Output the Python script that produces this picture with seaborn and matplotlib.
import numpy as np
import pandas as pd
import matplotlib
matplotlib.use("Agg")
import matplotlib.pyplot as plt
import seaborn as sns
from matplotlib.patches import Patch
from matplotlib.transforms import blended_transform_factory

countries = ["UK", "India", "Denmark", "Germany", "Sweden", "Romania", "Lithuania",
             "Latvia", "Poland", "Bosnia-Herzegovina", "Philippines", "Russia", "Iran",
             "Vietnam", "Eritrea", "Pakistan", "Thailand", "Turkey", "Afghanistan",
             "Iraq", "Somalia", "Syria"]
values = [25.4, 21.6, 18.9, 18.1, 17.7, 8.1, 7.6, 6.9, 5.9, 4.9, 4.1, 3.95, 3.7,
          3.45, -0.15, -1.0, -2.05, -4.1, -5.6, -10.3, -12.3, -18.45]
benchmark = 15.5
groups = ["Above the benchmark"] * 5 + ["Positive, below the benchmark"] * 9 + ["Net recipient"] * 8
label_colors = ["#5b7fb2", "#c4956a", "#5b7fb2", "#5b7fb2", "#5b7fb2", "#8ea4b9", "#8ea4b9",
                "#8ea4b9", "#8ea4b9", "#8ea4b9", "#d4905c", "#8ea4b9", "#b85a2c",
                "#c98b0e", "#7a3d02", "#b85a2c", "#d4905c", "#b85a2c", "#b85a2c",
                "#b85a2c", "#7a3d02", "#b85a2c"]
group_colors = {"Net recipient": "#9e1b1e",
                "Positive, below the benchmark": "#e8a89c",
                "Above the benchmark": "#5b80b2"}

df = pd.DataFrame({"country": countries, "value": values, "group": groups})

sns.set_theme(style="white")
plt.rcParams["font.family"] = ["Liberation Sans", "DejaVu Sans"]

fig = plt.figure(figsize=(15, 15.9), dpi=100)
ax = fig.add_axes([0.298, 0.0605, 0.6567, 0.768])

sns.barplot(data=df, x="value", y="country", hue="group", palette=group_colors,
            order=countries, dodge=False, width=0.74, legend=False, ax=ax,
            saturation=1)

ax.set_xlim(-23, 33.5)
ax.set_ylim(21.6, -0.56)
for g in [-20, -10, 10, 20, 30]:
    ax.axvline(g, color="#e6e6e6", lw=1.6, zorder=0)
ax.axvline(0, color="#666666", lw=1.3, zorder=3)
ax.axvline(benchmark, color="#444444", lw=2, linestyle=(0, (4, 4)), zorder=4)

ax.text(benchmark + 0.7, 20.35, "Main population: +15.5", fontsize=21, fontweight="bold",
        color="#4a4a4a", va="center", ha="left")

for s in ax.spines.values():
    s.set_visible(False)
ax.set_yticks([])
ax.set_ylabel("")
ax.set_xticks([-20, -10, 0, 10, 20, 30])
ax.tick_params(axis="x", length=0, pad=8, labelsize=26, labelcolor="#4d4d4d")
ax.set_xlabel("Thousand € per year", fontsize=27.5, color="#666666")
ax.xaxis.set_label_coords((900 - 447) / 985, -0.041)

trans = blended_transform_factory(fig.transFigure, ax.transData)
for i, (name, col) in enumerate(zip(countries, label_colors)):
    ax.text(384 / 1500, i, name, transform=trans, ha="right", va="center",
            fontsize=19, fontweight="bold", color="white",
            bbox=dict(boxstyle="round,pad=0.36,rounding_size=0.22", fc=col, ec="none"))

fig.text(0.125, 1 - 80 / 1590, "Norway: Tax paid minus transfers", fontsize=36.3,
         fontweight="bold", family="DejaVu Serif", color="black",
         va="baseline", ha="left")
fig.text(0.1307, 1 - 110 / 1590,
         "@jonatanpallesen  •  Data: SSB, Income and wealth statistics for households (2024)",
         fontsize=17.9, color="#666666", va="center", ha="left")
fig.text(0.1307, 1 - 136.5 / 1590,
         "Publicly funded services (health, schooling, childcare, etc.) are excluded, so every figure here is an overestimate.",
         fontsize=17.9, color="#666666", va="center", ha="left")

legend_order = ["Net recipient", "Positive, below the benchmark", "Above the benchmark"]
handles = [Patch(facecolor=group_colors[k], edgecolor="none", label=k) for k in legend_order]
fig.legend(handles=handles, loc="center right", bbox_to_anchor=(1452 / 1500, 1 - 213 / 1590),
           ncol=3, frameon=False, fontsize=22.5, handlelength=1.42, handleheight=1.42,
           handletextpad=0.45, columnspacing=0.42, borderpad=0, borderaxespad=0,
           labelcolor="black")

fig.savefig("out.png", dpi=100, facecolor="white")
===============
YOUR GOAL = Please write out exactly the lines from the start of the data through the line that contains "from matplotlib.transforms import", both ends included, and nothing else.

WRITTEN RESPONSE =
Output the Python script that produces this picture with seaborn and matplotlib.
import numpy as np
import pandas as pd
import matplotlib
matplotlib.use("Agg")
import matplotlib.pyplot as plt
import seaborn as sns
from matplotlib.patches import Patch
from matplotlib.transforms import blended_transform_factory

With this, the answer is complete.